-- start of Provided records --
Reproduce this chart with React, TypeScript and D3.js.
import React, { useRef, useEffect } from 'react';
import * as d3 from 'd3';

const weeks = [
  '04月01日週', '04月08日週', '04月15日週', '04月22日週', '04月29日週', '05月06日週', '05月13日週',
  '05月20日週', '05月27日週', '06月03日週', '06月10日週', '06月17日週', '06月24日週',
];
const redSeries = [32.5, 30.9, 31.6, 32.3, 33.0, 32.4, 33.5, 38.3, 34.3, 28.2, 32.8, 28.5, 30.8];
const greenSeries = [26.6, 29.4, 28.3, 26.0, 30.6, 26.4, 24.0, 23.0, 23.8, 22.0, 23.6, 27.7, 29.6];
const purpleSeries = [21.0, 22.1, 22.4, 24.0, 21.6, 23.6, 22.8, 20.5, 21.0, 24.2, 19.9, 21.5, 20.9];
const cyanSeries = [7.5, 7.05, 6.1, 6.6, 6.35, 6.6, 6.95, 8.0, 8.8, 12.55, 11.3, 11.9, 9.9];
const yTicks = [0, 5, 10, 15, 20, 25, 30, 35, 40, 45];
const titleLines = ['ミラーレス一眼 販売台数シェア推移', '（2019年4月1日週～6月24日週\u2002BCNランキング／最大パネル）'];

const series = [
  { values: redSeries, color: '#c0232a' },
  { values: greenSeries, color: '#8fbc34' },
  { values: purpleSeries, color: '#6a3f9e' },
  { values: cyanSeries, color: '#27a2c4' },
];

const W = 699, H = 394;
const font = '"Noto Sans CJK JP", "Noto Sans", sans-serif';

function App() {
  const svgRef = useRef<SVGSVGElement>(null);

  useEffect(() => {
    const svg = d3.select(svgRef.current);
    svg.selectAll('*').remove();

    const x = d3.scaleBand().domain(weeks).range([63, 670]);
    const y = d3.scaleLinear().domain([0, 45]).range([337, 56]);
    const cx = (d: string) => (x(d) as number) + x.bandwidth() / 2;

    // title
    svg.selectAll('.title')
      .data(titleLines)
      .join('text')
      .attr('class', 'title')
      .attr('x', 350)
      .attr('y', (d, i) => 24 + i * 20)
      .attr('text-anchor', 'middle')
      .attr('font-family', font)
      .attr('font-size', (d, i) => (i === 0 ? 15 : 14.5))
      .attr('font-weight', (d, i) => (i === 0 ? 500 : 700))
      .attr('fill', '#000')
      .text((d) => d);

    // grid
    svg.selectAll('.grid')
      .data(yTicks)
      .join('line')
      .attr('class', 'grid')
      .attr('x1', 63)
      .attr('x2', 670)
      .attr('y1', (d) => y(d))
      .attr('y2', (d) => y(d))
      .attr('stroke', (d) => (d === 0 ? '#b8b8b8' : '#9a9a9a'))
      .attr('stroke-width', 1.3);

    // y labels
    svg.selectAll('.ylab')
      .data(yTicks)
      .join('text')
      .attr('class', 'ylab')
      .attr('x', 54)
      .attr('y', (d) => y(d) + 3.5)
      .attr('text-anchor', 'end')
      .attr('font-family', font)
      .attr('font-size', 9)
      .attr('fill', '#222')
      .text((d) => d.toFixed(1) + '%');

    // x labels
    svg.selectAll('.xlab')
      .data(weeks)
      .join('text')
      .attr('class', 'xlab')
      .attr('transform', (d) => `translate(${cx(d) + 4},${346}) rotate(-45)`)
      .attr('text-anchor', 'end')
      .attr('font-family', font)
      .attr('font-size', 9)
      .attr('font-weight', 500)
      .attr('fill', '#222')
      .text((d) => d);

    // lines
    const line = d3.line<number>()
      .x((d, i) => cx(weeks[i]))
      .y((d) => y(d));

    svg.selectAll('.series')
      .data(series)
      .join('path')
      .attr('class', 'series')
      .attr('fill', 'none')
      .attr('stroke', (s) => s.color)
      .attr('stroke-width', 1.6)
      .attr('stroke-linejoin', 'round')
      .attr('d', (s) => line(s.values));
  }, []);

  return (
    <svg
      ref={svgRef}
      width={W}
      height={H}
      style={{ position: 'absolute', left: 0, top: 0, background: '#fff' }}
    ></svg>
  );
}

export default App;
-- end of Provided records --
-- start of Provided records --
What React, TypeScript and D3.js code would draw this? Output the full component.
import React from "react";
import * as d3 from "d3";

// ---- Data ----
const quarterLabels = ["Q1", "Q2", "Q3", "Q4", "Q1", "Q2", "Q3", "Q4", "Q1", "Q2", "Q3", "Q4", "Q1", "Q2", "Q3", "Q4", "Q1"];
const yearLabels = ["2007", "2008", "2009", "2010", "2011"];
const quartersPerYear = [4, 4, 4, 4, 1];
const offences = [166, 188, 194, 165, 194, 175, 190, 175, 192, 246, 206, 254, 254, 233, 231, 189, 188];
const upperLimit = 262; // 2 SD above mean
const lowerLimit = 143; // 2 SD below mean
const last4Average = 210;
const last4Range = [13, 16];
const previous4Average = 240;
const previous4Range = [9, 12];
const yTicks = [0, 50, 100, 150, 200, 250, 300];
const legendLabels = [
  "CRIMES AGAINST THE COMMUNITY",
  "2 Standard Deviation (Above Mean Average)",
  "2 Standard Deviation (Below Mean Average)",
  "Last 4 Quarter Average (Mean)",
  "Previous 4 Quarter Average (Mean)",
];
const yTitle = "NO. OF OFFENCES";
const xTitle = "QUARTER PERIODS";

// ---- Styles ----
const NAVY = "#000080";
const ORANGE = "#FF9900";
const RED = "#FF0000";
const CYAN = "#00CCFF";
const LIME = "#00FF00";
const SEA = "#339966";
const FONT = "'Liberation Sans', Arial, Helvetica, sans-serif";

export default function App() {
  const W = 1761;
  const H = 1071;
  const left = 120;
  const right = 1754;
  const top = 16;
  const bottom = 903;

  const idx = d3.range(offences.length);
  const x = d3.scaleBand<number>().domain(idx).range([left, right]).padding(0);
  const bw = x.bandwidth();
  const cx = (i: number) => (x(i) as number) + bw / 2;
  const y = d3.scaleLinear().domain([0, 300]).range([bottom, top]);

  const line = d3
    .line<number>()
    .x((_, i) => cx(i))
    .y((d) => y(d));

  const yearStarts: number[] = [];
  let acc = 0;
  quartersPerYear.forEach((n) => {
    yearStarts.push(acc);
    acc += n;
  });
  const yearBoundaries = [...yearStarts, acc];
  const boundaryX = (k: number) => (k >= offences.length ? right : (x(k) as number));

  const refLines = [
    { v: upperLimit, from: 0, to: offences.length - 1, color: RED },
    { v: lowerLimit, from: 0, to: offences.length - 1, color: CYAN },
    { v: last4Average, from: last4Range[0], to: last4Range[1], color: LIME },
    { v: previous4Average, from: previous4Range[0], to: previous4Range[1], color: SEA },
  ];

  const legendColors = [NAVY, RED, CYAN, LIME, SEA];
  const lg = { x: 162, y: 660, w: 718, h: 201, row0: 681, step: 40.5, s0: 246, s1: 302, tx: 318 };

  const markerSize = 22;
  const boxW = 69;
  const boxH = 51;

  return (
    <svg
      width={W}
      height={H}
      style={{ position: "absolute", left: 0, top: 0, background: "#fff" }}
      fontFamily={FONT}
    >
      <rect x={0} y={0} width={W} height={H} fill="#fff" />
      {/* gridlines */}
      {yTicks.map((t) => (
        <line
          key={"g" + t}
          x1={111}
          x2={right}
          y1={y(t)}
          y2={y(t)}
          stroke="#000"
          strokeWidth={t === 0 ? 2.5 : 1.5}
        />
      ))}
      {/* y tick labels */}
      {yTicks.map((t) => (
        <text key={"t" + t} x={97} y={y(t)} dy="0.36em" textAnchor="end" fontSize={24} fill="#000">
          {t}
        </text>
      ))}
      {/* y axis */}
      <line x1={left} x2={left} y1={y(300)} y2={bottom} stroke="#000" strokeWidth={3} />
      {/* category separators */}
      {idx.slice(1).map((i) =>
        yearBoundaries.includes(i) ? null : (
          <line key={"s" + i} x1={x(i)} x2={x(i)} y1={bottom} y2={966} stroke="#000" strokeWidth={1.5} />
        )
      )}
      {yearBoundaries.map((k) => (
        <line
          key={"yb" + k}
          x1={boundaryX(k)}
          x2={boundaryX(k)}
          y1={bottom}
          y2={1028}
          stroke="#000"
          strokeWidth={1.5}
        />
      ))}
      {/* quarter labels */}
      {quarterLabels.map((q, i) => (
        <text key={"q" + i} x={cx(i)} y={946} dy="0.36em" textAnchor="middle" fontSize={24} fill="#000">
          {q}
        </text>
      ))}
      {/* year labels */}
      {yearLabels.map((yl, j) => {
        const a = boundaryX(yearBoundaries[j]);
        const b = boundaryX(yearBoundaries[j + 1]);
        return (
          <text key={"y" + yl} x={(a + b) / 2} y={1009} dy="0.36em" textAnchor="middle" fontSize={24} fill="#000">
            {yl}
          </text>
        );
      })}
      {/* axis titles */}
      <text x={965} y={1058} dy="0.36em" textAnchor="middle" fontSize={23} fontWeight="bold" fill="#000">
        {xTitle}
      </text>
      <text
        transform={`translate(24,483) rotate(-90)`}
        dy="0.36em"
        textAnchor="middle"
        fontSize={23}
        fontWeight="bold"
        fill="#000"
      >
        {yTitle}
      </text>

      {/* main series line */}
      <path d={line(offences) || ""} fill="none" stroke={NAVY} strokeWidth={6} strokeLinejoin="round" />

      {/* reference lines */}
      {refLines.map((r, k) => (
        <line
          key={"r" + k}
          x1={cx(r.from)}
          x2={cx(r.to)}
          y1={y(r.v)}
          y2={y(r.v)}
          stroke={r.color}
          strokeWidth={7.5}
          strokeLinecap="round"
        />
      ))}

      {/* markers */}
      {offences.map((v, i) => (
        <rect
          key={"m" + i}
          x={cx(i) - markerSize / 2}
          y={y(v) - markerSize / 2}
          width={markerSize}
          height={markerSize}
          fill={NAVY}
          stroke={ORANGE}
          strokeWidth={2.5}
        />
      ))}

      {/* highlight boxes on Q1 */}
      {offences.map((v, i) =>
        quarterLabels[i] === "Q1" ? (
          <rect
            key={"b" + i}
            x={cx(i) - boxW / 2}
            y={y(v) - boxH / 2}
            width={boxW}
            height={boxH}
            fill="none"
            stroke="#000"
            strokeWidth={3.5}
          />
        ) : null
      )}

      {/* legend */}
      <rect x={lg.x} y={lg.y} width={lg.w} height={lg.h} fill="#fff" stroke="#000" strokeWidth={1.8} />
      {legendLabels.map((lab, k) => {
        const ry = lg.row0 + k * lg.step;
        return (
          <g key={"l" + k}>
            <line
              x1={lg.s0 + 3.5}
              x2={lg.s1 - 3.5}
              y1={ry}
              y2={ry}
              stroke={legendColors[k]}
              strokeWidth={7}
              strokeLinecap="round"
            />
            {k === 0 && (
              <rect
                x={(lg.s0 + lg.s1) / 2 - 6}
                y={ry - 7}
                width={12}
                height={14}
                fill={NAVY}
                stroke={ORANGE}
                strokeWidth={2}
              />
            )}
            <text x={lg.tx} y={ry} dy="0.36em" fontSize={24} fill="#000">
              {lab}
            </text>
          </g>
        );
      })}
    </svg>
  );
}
-- end of Provided records --
Return a copy of every line that includes the word "React".

Reproduce this chart with React, TypeScript and D3.js.
import React, { useRef, useEffect } from 'react';
What React, TypeScript and D3.js code would draw this? Output the full component.
import React from "react";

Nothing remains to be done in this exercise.